> Provided material:
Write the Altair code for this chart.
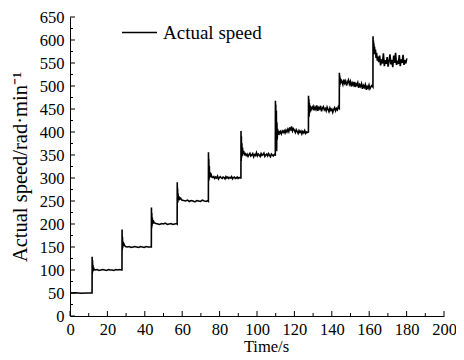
import altair as alt
import numpy as np
import pandas as pd

# ---------------- data ----------------
# level 50 segment
seg0_t = [0, 3, 6, 9, 11.8]
seg0_v = [50, 50.5, 49.5, 50, 50]

# each step: transient times/values, plateau start, plateau sampling step, plateau values
s1_t = [11.8, 11.85, 11.95, 12.05, 12.15, 12.3, 12.45, 12.65, 12.9]
s1_v = [50, 129, 92, 121, 96, 111, 98, 105, 101]
s1_p = [100, 101, 99, 100, 101, 100, 99, 101, 100, 100, 99, 101, 100, 101, 100]

s2_t = [27.8, 27.85, 27.95, 28.05, 28.15, 28.3, 28.5, 28.8, 29.2]
s2_v = [100, 188, 143, 172, 148, 162, 152, 157, 153]
s2_p = [151, 150, 151, 149, 150, 151, 150, 149, 151, 150, 149, 151, 150, 150]

s3_t = [43.5, 43.55, 43.65, 43.75, 43.85, 44.0, 44.2, 44.5, 44.9, 45.4]
s3_v = [150, 236, 191, 224, 195, 214, 200, 208, 203, 202]
s3_p = [201, 200, 199, 201, 200, 202, 199, 200, 201, 199, 200, 201]

s4_t = [57.3, 57.35, 57.45, 57.55, 57.65, 57.8, 58.0, 58.3, 58.7, 59.2]
s4_v = [200, 291, 246, 277, 247, 266, 252, 260, 254, 256]
s4_p = [252, 251, 250, 252, 249, 251, 250, 248, 251, 250, 249, 252, 250, 249, 251]

s5_t = [74.0, 74.05, 74.15, 74.25, 74.35, 74.5, 74.65, 74.85, 75.1, 75.5, 75.9]
s5_v = [250, 356, 293, 342, 296, 326, 300, 313, 303, 307, 302]
s5_p = [301, 303, 299, 302, 300, 304, 298, 301, 303, 300, 299, 302, 301, 298, 303,
        300, 302, 299, 301, 300, 303, 298, 301, 302, 299, 300, 302, 299, 301, 300]

s6_t = [91.4, 91.45, 91.55, 91.65, 91.75, 91.9, 92.05, 92.25, 92.5, 92.85, 93.25]
s6_v = [300, 402, 337, 391, 344, 376, 348, 366, 352, 359, 351]
s6_p = [353, 349, 352, 347, 351, 354, 348, 350, 353, 346, 351, 349, 355, 348, 352, 350,
        347, 353, 349, 351, 354, 347, 350, 352, 348, 353, 349, 346, 352, 350, 348, 351]

s7_t = [109.8, 109.85, 109.95, 110.05, 110.2, 110.35, 110.5, 110.65, 110.8, 111.0, 111.3, 111.6]
s7_v = [350, 468, 412, 460, 376, 446, 358, 421, 384, 407, 394, 402]
s7_p = [397, 401, 396, 402, 399, 403, 398, 404, 400, 406, 401, 410, 403, 412, 402, 407,
        404, 399, 405, 401, 397, 403, 399, 402, 396, 401, 398, 403, 397, 400, 399]

s8_t = [127.5, 127.55, 127.65, 127.75, 127.85, 128.0, 128.15, 128.35, 128.55, 128.85, 129.15]
s8_v = [400, 479, 438, 471, 433, 463, 441, 458, 444, 455, 447]
s8_p = [452, 456, 447, 454, 449, 458, 446, 453, 450, 457, 445, 452, 455, 448, 451,
        446, 454, 449, 444, 452, 447, 450, 443, 449, 453, 446, 451, 448, 455]

s9_t = [144.0, 144.05, 144.15, 144.25, 144.4, 144.55, 144.75, 145.0]
s9_v = [452, 529, 498, 523, 502, 518, 506, 514]
s9_p = [509, 503, 514, 506, 511, 501, 508, 513, 504, 510, 499, 507, 502, 509, 498, 505,
        501, 507, 496, 503, 499, 505, 494, 501, 497, 503, 492, 499, 495, 502, 494, 498, 501]

s10_t = [162.0, 162.05, 162.15, 162.25, 162.35, 162.5, 162.65, 162.85, 163.05, 163.35,
         163.65, 163.95, 164.35, 164.75]
s10_v = [498, 608, 568, 599, 574, 593, 571, 586, 569, 579, 561, 572, 555, 564]
s10_p = [552, 566, 545, 558, 549, 571, 543, 556, 548, 563, 542, 554, 569, 547, 557, 541,
         566, 550, 572, 546, 555, 548, 567, 543, 558, 550, 568, 546, 556, 549, 560]

steps = [
    (s1_t, s1_v, 13.5, 1.0, s1_p),
    (s2_t, s2_v, 29.7, 1.0, s2_p),
    (s3_t, s3_v, 46.0, 1.0, s3_p),
    (s4_t, s4_v, 59.8, 1.0, s4_p),
    (s5_t, s5_v, 76.4, 0.5, s5_p),
    (s6_t, s6_v, 93.7, 0.5, s6_p),
    (s7_t, s7_v, 112.0, 0.5, s7_p),
    (s8_t, s8_v, 129.5, 0.5, s8_p),
    (s9_t, s9_v, 145.4, 0.5, s9_p),
    (s10_t, s10_v, 165.1, 0.5, s10_p),
]

x_major = list(range(0, 201, 20))
x_minor = list(range(10, 200, 20))
y_major = list(range(0, 651, 50))
y_minor = list(range(25, 650, 50))

# ---------------- build table ----------------
T = list(seg0_t)
V = list(seg0_v)
for tt, vv, p0, dt, pv in steps:
    T += tt
    V += vv
    T += [round(p0 + dt * i, 3) for i in range(len(pv))]
    V += pv
df = pd.DataFrame({"t": T, "v": V, "series": "Actual speed"})

W, H = 374, 299
FONT = "Liberation Serif"

xscale = alt.Scale(domain=[0, 200], nice=False, zero=False)
yscale = alt.Scale(domain=[0, 650], nice=False)
xaxis = alt.Axis(values=x_major, title="Time/s", ticks=False, grid=False,
                 labelPadding=5, titlePadding=1, format="d", labelFlush=False,
                 labelFontSize=16.5, titleFontSize=16.5, titleX=196)
yaxis = alt.Axis(values=y_major, title="Actual speed/rad·min⁻¹", ticks=False,
                 grid=False, labelPadding=6, titlePadding=9, format="d",
                 labelFlush=False, labelFontSize=16.5, titleFontSize=20.5)

line = alt.Chart(df).mark_line(strokeWidth=1.6, color="black").encode(
    x=alt.X("t:Q", scale=xscale, axis=xaxis),
    y=alt.Y("v:Q", scale=yscale, axis=yaxis),
    color=alt.Color("series:N", scale=alt.Scale(range=["black"]),
                    legend=alt.Legend(title=None, orient="none", legendX=51, legendY=-3,
                                      symbolType="stroke", symbolSize=1225,
                                      symbolStrokeWidth=1.3, labelFont=FONT,
                                      labelFontSize=19, labelColor="black",
                                      labelOffset=5, padding=0)),
)

def xticks(vals, ln):
    return alt.Chart(pd.DataFrame({"t": vals})).mark_rule(color="black", strokeWidth=1).encode(
        x=alt.X("t:Q", scale=xscale, axis=xaxis), y=alt.value(H), y2=alt.value(H - ln))

def yticks(vals, ln):
    return alt.Chart(pd.DataFrame({"v": vals})).mark_rule(color="black", strokeWidth=1).encode(
        y=alt.Y("v:Q", scale=yscale, axis=yaxis), x=alt.value(0), x2=alt.value(ln))

chart = alt.layer(
    line, xticks(x_major, 5), xticks(x_minor, 3), yticks(y_major, 5), yticks(y_minor, 3)
).properties(
    width=W, height=H,
    autosize=alt.AutoSizeParams(type="none"),
    padding={"left": 62, "top": 9, "right": 12, "bottom": 44},
).configure(background="white").configure_view(stroke=None).configure_axis(
    domainColor="black", domainWidth=1, labelFont=FONT,
    labelColor="black", titleFont=FONT, titleColor="black",
    titleFontWeight="normal",
)

chart.save("out.html", embed_options={"renderer": "svg", "actions": False})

> Directive:
Repeat the full listing above exactly, with no pictures in the copy.

> Final result:
Write the Altair code for this chart.
import altair as alt
import numpy as np
import pandas as pd

# ---------------- data ----------------
# level 50 segment
seg0_t = [0, 3, 6, 9, 11.8]
seg0_v = [50, 50.5, 49.5, 50, 50]

# each step: transient times/values, plateau start, plateau sampling step, plateau values
s1_t = [11.8, 11.85, 11.95, 12.05, 12.15, 12.3, 12.45, 12.65, 12.9]
s1_v = [50, 129, 92, 121, 96, 111, 98, 105, 101]
s1_p = [100, 101, 99, 100, 101, 100, 99, 101, 100, 100, 99, 101, 100, 101, 100]

s2_t = [27.8, 27.85, 27.95, 28.05, 28.15, 28.3, 28.5, 28.8, 29.2]
s2_v = [100, 188, 143, 172, 148, 162, 152, 157, 153]
s2_p = [151, 150, 151, 149, 150, 151, 150, 149, 151, 150, 149, 151, 150, 150]

s3_t = [43.5, 43.55, 43.65, 43.75, 43.85, 44.0, 44.2, 44.5, 44.9, 45.4]
s3_v = [150, 236, 191, 224, 195, 214, 200, 208, 203, 202]
s3_p = [201, 200, 199, 201, 200, 202, 199, 200, 201, 199, 200, 201]

s4_t = [57.3, 57.35, 57.45, 57.55, 57.65, 57.8, 58.0, 58.3, 58.7, 59.2]
s4_v = [200, 291, 246, 277, 247, 266, 252, 260, 254, 256]
s4_p = [252, 251, 250, 252, 249, 251, 250, 248, 251, 250, 249, 252, 250, 249, 251]

s5_t = [74.0, 74.05, 74.15, 74.25, 74.35, 74.5, 74.65, 74.85, 75.1, 75.5, 75.9]
s5_v = [250, 356, 293, 342, 296, 326, 300, 313, 303, 307, 302]
s5_p = [301, 303, 299, 302, 300, 304, 298, 301, 303, 300, 299, 302, 301, 298, 303,
        300, 302, 299, 301, 300, 303, 298, 301, 302, 299, 300, 302, 299, 301, 300]

s6_t = [91.4, 91.45, 91.55, 91.65, 91.75, 91.9, 92.05, 92.25, 92.5, 92.85, 93.25]
s6_v = [300, 402, 337, 391, 344, 376, 348, 366, 352, 359, 351]
s6_p = [353, 349, 352, 347, 351, 354, 348, 350, 353, 346, 351, 349, 355, 348, 352, 350,
        347, 353, 349, 351, 354, 347, 350, 352, 348, 353, 349, 346, 352, 350, 348, 351]

s7_t = [109.8, 109.85, 109.95, 110.05, 110.2, 110.35, 110.5, 110.65, 110.8, 111.0, 111.3, 111.6]
s7_v = [350, 468, 412, 460, 376, 446, 358, 421, 384, 407, 394, 402]
s7_p = [397, 401, 396, 402, 399, 403, 398, 404, 400, 406, 401, 410, 403, 412, 402, 407,
        404, 399, 405, 401, 397, 403, 399, 402, 396, 401, 398, 403, 397, 400, 399]

s8_t = [127.5, 127.55, 127.65, 127.75, 127.85, 128.0, 128.15, 128.35, 128.55, 128.85, 129.15]
s8_v = [400, 479, 438, 471, 433, 463, 441, 458, 444, 455, 447]
s8_p = [452, 456, 447, 454, 449, 458, 446, 453, 450, 457, 445, 452, 455, 448, 451,
        446, 454, 449, 444, 452, 447, 450, 443, 449, 453, 446, 451, 448, 455]

s9_t = [144.0, 144.05, 144.15, 144.25, 144.4, 144.55, 144.75, 145.0]
s9_v = [452, 529, 498, 523, 502, 518, 506, 514]
s9_p = [509, 503, 514, 506, 511, 501, 508, 513, 504, 510, 499, 507, 502, 509, 498, 505,
        501, 507, 496, 503, 499, 505, 494, 501, 497, 503, 492, 499, 495, 502, 494, 498, 501]

s10_t = [162.0, 162.05, 162.15, 162.25, 162.35, 162.5, 162.65, 162.85, 163.05, 163.35,
         163.65, 163.95, 164.35, 164.75]
s10_v = [498, 608, 568, 599, 574, 593, 571, 586, 569, 579, 561, 572, 555, 564]
s10_p = [552, 566, 545, 558, 549, 571, 543, 556, 548, 563, 542, 554, 569, 547, 557, 541,
         566, 550, 572, 546, 555, 548, 567, 543, 558, 550, 568, 546, 556, 549, 560]

steps = [
    (s1_t, s1_v, 13.5, 1.0, s1_p),
    (s2_t, s2_v, 29.7, 1.0, s2_p),
    (s3_t, s3_v, 46.0, 1.0, s3_p),
    (s4_t, s4_v, 59.8, 1.0, s4_p),
    (s5_t, s5_v, 76.4, 0.5, s5_p),
    (s6_t, s6_v, 93.7, 0.5, s6_p),
    (s7_t, s7_v, 112.0, 0.5, s7_p),
    (s8_t, s8_v, 129.5, 0.5, s8_p),
    (s9_t, s9_v, 145.4, 0.5, s9_p),
    (s10_t, s10_v, 165.1, 0.5, s10_p),
]

x_major = list(range(0, 201, 20))
x_minor = list(range(10, 200, 20))
y_major = list(range(0, 651, 50))
y_minor = list(range(25, 650, 50))

# ---------------- build table ----------------
T = list(seg0_t)
V = list(seg0_v)
for tt, vv, p0, dt, pv in steps:
    T += tt
    V += vv
    T += [round(p0 + dt * i, 3) for i in range(len(pv))]
    V += pv
df = pd.DataFrame({"t": T, "v": V, "series": "Actual speed"})

W, H = 374, 299
FONT = "Liberation Serif"

xscale = alt.Scale(domain=[0, 200], nice=False, zero=False)
yscale = alt.Scale(domain=[0, 650], nice=False)
xaxis = alt.Axis(values=x_major, title="Time/s", ticks=False, grid=False,
                 labelPadding=5, titlePadding=1, format="d", labelFlush=False,
                 labelFontSize=16.5, titleFontSize=16.5, titleX=196)
yaxis = alt.Axis(values=y_major, title="Actual speed/rad·min⁻¹", ticks=False,
                 grid=False, labelPadding=6, titlePadding=9, format="d",
                 labelFlush=False, labelFontSize=16.5, titleFontSize=20.5)

line = alt.Chart(df).mark_line(strokeWidth=1.6, color="black").encode(
    x=alt.X("t:Q", scale=xscale, axis=xaxis),
    y=alt.Y("v:Q", scale=yscale, axis=yaxis),
    color=alt.Color("series:N", scale=alt.Scale(range=["black"]),
                    legend=alt.Legend(title=None, orient="none", legendX=51, legendY=-3,
                                      symbolType="stroke", symbolSize=1225,
                                      symbolStrokeWidth=1.3, labelFont=FONT,
                                      labelFontSize=19, labelColor="black",
                                      labelOffset=5, padding=0)),
)

def xticks(vals, ln):
    return alt.Chart(pd.DataFrame({"t": vals})).mark_rule(color="black", strokeWidth=1).encode(
        x=alt.X("t:Q", scale=xscale, axis=xaxis), y=alt.value(H), y2=alt.value(H - ln))

def yticks(vals, ln):
    return alt.Chart(pd.DataFrame({"v": vals})).mark_rule(color="black", strokeWidth=1).encode(
        y=alt.Y("v:Q", scale=yscale, axis=yaxis), x=alt.value(0), x2=alt.value(ln))

chart = alt.layer(
    line, xticks(x_major, 5), xticks(x_minor, 3), yticks(y_major, 5), yticks(y_minor, 3)
).properties(
    width=W, height=H,
    autosize=alt.AutoSizeParams(type="none"),
    padding={"left": 62, "top": 9, "right": 12, "bottom": 44},
).configure(background="white").configure_view(stroke=None).configure_axis(
    domainColor="black", domainWidth=1, labelFont=FONT,
    labelColor="black", titleFont=FONT, titleColor="black",
    titleFontWeight="normal",
)

chart.save("out.html", embed_options={"renderer": "svg", "actions": False})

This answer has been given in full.